Alexandre DERUMIER <aderumier@xxxxxxxxx> · Fri, 11 Apr 2014 08:04:15 +0200 (CEST)

>>From explorations we and others have done, I think what we really want
>>to do here is make it cheaper to lookup and open files. The FileStore
>>is very much not optimized for this; a single lookup involves
>>constructing the path from its components multiple times and I think
>>even does the lookups more than once.
>>Also, 250k or even 25k file descriptors is an awful lot to demand. ;)

Could the new coming leveldb backend store help for this specific case ?
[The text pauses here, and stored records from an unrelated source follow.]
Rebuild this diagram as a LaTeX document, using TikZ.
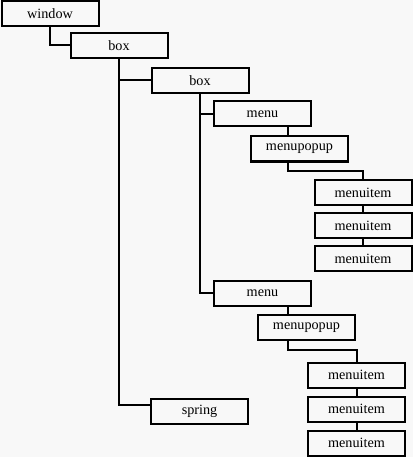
\documentclass[tikz,border=0pt]{standalone}
\usepackage{fontspec}
\setmainfont{Liberation Serif}
\definecolor{bg}{HTML}{F8F8F8}
\begin{document}
\begin{tikzpicture}[x=1pt,y=-1pt,
  item/.style={draw=black,line width=2pt,fill=bg,minimum width=97pt,minimum height=25pt,
    inner sep=0pt,font=\fontsize{14.2}{16}\selectfont},
  wire/.style={draw=black,line width=2pt}]
\fill[bg] (0,0) rectangle (413,457);
\useasboundingbox (0,0) rectangle (413,457);
\node[item] (window) at (50,14) {window};
\node[item] (box1) at (119,46) {box};
\node[item] (box2) at (200,80.5) {box};
\node[item] (menu1) at (262.5,114) {menu};
\node[item] (mp1) at (299.5,149) {menupopup};
\node[item] (mi1a) at (363,192.5) {menuitem};
\node[item] (mi1b) at (363,225.5) {menuitem};
\node[item] (mi1c) at (363,258.5) {menuitem};
\node[item] (menu2) at (262.5,293) {menu};
\node[item] (mp2) at (306.5,327.5) {menupopup};
\node[item] (mi2a) at (356.5,375) {menuitem};
\node[item] (mi2b) at (356.5,409) {menuitem};
\node[item] (mi2c) at (356.5,443) {menuitem};
\node[item] (spring) at (199.5,411.5) {spring};
\draw[wire] (window.south) |- ([yshift=1pt]box1.west);
\draw[wire] (box1.south) |- (box2.west);
\draw[wire] (box1.south) |- ([yshift=6.5pt]spring.west);
\draw[wire] (box2.south) |- (menu1.west);
\draw[wire] (box2.south) |- (menu2.west);
\draw[wire] ([xshift=25.5pt]menu1.south) -- ([xshift=-11.5pt]mp1.north);
\draw[wire] ([xshift=-11.5pt]mp1.south) -- ++(0,8) -| (mi1a.north);
\draw[wire] (mi1a.south) -- (mi1b.north);
\draw[wire] (mi1b.south) -- (mi1c.north);
\draw[wire] ([xshift=25.5pt]menu2.south) -- ([xshift=-18.5pt]mp2.north);
\draw[wire] ([xshift=-18.5pt]mp2.south) -- ++(0,9) -| (mi2a.north);
\draw[wire] (mi2a.south) -- (mi2b.north);
\draw[wire] (mi2b.south) -- (mi2c.north);
\end{tikzpicture}
\end{document}
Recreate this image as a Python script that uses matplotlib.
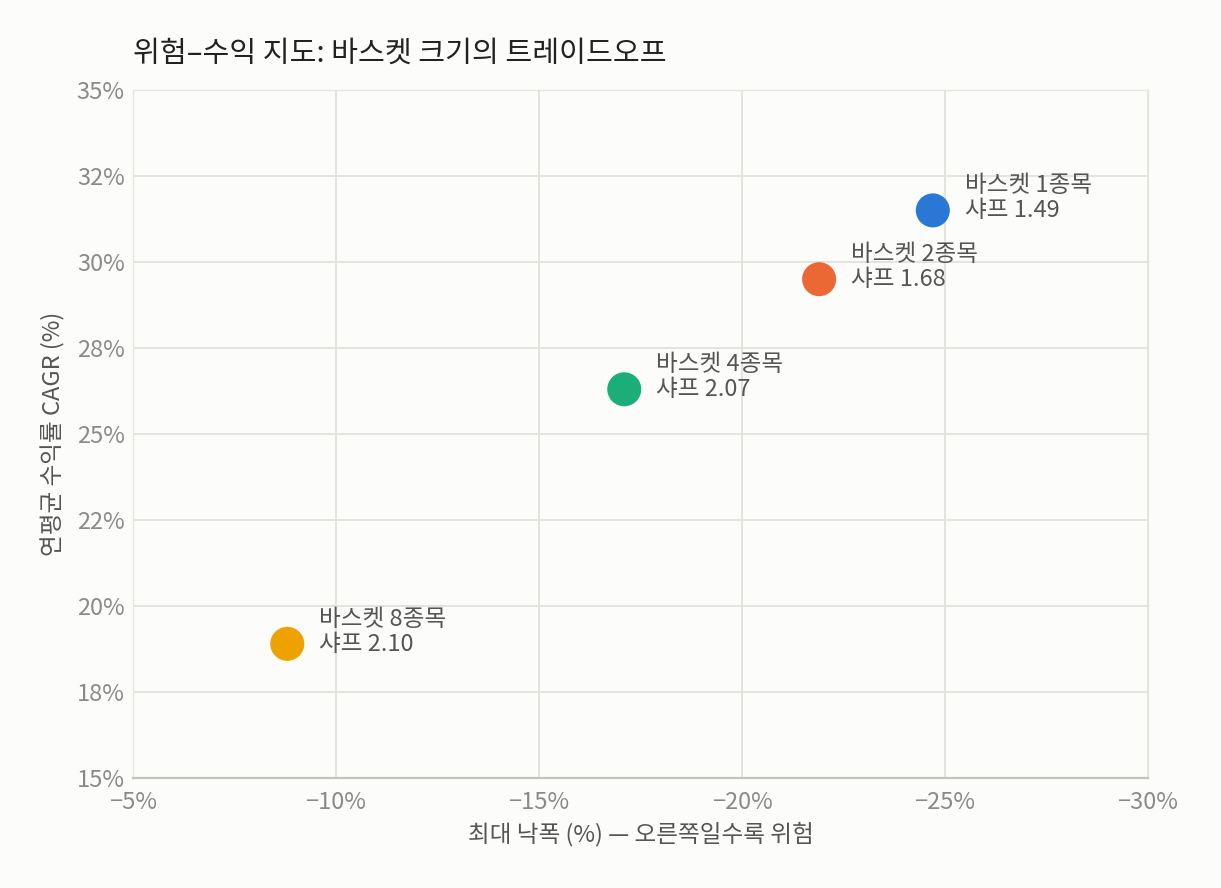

----- Mail original ----- 

De: "Gregory Farnum" <greg@xxxxxxxxxxx> 
À: "Haomai Wang" <haomaiwang@xxxxxxxxx> 
Cc: ceph-devel@xxxxxxxxxxxxxxx 
Envoyé: Mercredi 9 Avril 2014 16:15:14 
Objet: Re: [Share]Performance tunning on Ceph FileStore with SSD backend 

On Wed, Apr 9, 2014 at 3:05 AM, Haomai Wang <haomaiwang@xxxxxxxxx> wrote: 
> Hi all, 
> 
> I would like to share some ideas about how to improve performance on 
> ceph with SSD. Not much preciseness. 
> 
> Our ssd is 500GB and each OSD own a SSD(journal is on the same SSD). 
> ceph version is 0.67.5(Dumping) 
> 
> At first, we find three bottleneck on filestore: 
> 1. fdcache_lock(changed in Firely release) 
> 2. lfn_find in omap_* methods 
> 3. DBObjectMap header 
> 
> According to my understanding and the docs in 
> ObjectStore.h(https://github.com/ceph/ceph/blob/master/src/os/ObjectStore.h), 
> I simply remove lfn_find in omap_* and fdcache_lock. I'm not fully 
> sure the correctness of this change, but it works well still now. 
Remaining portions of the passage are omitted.